In this post we’ll be taking a look at several examples of data exploration using the
diamonds dataset in the tidyverse library.1
When investigating variance within a single variable, ask:
- Which values are most common, most rare, and why?
- Does this match your expectations?
- Are there any unusual patterns, and what are the possible explanations?
- If there are clusters of observations, how are those observations similar or different?
Example 1: Use a histogram to visualize the distribution of a variable. Here we observe the distribution of the carat (weight) of diamonds.
Example 2: Play with the binwidth of histograms to reveal different patterns in the data. In this example, we get a more accurate view of the distribution of carat.
Example 3: Play with the x-axis and y-axis limits to identify outliers. In this example, there are some very high values of the “x” variable, a measure of a diamond’s dimensions, which could indicate data entry errors.
Note that in ggplot2,
coord_cartesian() keeps truncated values while
xlim(), ylim() discards them.
When investigating covariance between two variables, ask:
- Could this pattern be due to random chance?
- What is the relationship implied by the pattern, and how strong is it?
- What other variables might affect the relationship?
- Does the relationship change if you look at subgroups of data?
Case 1: A Categorical and a Continuous Variable
Example 1: Use
geom_freqpoly() to overlay multiple histograms by density. Here we can see multiple histograms of carat, split by cut.
Example 2: Another way to visualize the relationship is to create a boxplot, order the variables, and flip the axes. This is illustrated with the relationship between car class and highway miles per gallon via the mpg dataset.
Example 3: In cases where there are a lot of outliers, boxplots may not be as useful. Instead, we can use a letter value plot. Here we have a good view of the density of observations when relating cut and price of diamonds.
Example 4: The violin plot is another great way to compare density distributions among different categories. This is a different way to represent the data from the previous graph.
Case 2: Two Categorical Variables
Example 1: We can use
geom_count to map both categorical variables and display their frequency with the size of a point in a grid. In this example, we can see the distribution of observations between diamond cut and color.
Example 2: A heat map can also come in handy when comparing density of observations between two categorical variables. Again, we can see the distribution of observations between diamond cut and color.
Case 3: Two Continuous Variables
Example 1: The scatterplot is a classic way to compare continuous variables.

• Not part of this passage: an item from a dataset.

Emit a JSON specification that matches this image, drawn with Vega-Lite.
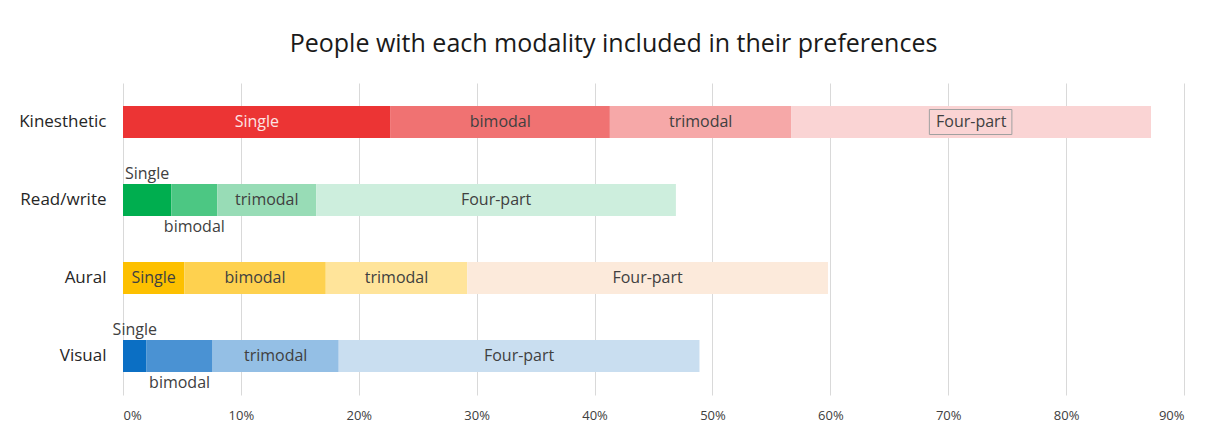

For example, here we examine the relationship between diamond carat and price.
Example 2: We can also bin variables in two dimensions, using the fill color to represent frequency of observations.
Example 3: Another option is to bin only one continuous variables so that it behaves like a categorical variable. Here, we bin carat.
Example 4: This is the same graph, except the width of the boxplot is proportional to the number of points.
Example 5: This is again the same graph, but each box now contains approximately the same number of points.